Restate all the material verbatim, except for the pictures.

◆ **Dataset excerpt**:

[Start]

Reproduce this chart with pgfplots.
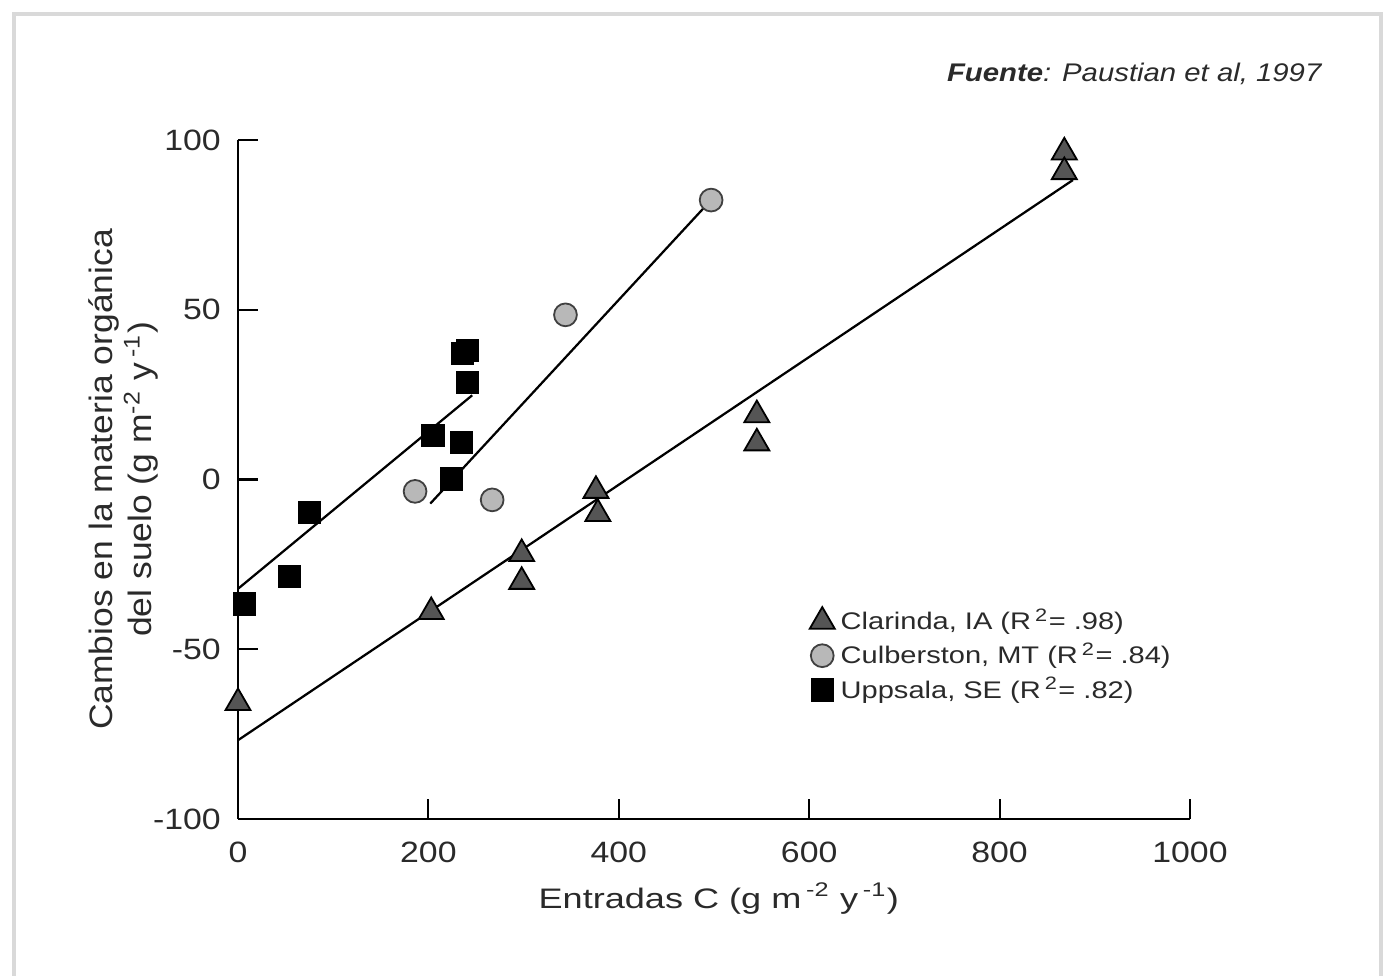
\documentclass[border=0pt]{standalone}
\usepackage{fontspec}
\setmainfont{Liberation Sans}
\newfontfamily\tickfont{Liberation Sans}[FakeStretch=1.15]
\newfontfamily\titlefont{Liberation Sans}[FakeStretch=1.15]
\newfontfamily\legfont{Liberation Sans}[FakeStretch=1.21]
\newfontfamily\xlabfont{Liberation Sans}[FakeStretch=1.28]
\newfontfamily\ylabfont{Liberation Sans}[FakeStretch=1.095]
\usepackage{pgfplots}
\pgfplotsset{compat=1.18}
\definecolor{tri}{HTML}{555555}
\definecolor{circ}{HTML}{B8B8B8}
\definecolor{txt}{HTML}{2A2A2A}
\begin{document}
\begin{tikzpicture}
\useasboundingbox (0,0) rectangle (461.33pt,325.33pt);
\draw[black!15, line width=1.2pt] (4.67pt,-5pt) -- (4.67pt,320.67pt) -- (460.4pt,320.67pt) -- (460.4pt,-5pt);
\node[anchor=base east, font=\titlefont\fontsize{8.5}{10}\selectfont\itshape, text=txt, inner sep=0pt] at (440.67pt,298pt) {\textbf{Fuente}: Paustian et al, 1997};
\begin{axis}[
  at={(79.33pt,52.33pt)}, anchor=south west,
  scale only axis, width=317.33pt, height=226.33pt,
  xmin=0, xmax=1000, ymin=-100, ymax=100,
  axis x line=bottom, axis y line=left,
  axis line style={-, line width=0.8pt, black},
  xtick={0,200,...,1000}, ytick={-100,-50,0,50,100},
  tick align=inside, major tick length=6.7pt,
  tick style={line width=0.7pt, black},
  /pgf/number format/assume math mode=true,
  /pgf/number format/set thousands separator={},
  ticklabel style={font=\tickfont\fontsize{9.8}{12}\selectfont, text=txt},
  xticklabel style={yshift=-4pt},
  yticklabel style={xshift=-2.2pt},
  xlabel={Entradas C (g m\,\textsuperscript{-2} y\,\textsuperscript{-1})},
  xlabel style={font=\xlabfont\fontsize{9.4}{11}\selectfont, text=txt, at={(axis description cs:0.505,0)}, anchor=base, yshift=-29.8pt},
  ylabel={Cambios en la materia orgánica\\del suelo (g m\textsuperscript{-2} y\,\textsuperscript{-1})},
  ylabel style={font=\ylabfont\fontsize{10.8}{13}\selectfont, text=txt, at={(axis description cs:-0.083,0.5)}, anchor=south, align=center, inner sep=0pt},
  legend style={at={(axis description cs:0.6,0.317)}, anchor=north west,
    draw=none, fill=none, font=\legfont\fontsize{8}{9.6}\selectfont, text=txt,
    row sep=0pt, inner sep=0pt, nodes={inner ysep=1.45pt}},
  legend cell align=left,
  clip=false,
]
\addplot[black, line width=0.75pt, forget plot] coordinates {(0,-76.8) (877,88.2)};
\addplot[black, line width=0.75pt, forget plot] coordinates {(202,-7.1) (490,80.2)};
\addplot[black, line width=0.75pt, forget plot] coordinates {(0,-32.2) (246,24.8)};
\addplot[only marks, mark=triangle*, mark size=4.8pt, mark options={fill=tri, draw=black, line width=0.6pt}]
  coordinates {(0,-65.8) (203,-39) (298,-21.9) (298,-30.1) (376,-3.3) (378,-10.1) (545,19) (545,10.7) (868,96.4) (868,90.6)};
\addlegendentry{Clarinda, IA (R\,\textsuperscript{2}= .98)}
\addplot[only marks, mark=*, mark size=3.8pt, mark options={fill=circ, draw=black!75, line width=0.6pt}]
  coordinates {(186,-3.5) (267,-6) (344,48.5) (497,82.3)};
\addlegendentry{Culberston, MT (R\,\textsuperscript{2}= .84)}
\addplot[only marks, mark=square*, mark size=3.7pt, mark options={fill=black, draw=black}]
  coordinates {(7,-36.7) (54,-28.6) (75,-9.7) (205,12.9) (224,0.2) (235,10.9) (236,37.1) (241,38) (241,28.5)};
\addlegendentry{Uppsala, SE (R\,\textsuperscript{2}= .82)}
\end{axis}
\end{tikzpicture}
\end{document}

[End]

◆ **Result**:
Reproduce this chart with pgfplots.
\documentclass[border=0pt]{standalone}
\usepackage{fontspec}
\setmainfont{Liberation Sans}
\newfontfamily\tickfont{Liberation Sans}[FakeStretch=1.15]
\newfontfamily\titlefont{Liberation Sans}[FakeStretch=1.15]
\newfontfamily\legfont{Liberation Sans}[FakeStretch=1.21]
\newfontfamily\xlabfont{Liberation Sans}[FakeStretch=1.28]
\newfontfamily\ylabfont{Liberation Sans}[FakeStretch=1.095]
\usepackage{pgfplots}
\pgfplotsset{compat=1.18}
\definecolor{tri}{HTML}{555555}
\definecolor{circ}{HTML}{B8B8B8}
\definecolor{txt}{HTML}{2A2A2A}
\begin{document}
\begin{tikzpicture}
\useasboundingbox (0,0) rectangle (461.33pt,325.33pt);
\draw[black!15, line width=1.2pt] (4.67pt,-5pt) -- (4.67pt,320.67pt) -- (460.4pt,320.67pt) -- (460.4pt,-5pt);
\node[anchor=base east, font=\titlefont\fontsize{8.5}{10}\selectfont\itshape, text=txt, inner sep=0pt] at (440.67pt,298pt) {\textbf{Fuente}: Paustian et al, 1997};
\begin{axis}[
  at={(79.33pt,52.33pt)}, anchor=south west,
  scale only axis, width=317.33pt, height=226.33pt,
  xmin=0, xmax=1000, ymin=-100, ymax=100,
  axis x line=bottom, axis y line=left,
  axis line style={-, line width=0.8pt, black},
  xtick={0,200,...,1000}, ytick={-100,-50,0,50,100},
  tick align=inside, major tick length=6.7pt,
  tick style={line width=0.7pt, black},
  /pgf/number format/assume math mode=true,
  /pgf/number format/set thousands separator={},
  ticklabel style={font=\tickfont\fontsize{9.8}{12}\selectfont, text=txt},
  xticklabel style={yshift=-4pt},
  yticklabel style={xshift=-2.2pt},
  xlabel={Entradas C (g m\,\textsuperscript{-2} y\,\textsuperscript{-1})},
  xlabel style={font=\xlabfont\fontsize{9.4}{11}\selectfont, text=txt, at={(axis description cs:0.505,0)}, anchor=base, yshift=-29.8pt},
  ylabel={Cambios en la materia orgánica\\del suelo (g m\textsuperscript{-2} y\,\textsuperscript{-1})},
  ylabel style={font=\ylabfont\fontsize{10.8}{13}\selectfont, text=txt, at={(axis description cs:-0.083,0.5)}, anchor=south, align=center, inner sep=0pt},
  legend style={at={(axis description cs:0.6,0.317)}, anchor=north west,
    draw=none, fill=none, font=\legfont\fontsize{8}{9.6}\selectfont, text=txt,
    row sep=0pt, inner sep=0pt, nodes={inner ysep=1.45pt}},
  legend cell align=left,
  clip=false,
]
\addplot[black, line width=0.75pt, forget plot] coordinates {(0,-76.8) (877,88.2)};
\addplot[black, line width=0.75pt, forget plot] coordinates {(202,-7.1) (490,80.2)};
\addplot[black, line width=0.75pt, forget plot] coordinates {(0,-32.2) (246,24.8)};
\addplot[only marks, mark=triangle*, mark size=4.8pt, mark options={fill=tri, draw=black, line width=0.6pt}]
  coordinates {(0,-65.8) (203,-39) (298,-21.9) (298,-30.1) (376,-3.3) (378,-10.1) (545,19) (545,10.7) (868,96.4) (868,90.6)};
\addlegendentry{Clarinda, IA (R\,\textsuperscript{2}= .98)}
\addplot[only marks, mark=*, mark size=3.8pt, mark options={fill=circ, draw=black!75, line width=0.6pt}]
  coordinates {(186,-3.5) (267,-6) (344,48.5) (497,82.3)};
\addlegendentry{Culberston, MT (R\,\textsuperscript{2}= .84)}
\addplot[only marks, mark=square*, mark size=3.7pt, mark options={fill=black, draw=black}]
  coordinates {(7,-36.7) (54,-28.6) (75,-9.7) (205,12.9) (224,0.2) (235,10.9) (236,37.1) (241,38) (241,28.5)};
\addlegendentry{Uppsala, SE (R\,\textsuperscript{2}= .82)}
\end{axis}
\end{tikzpicture}
\end{document}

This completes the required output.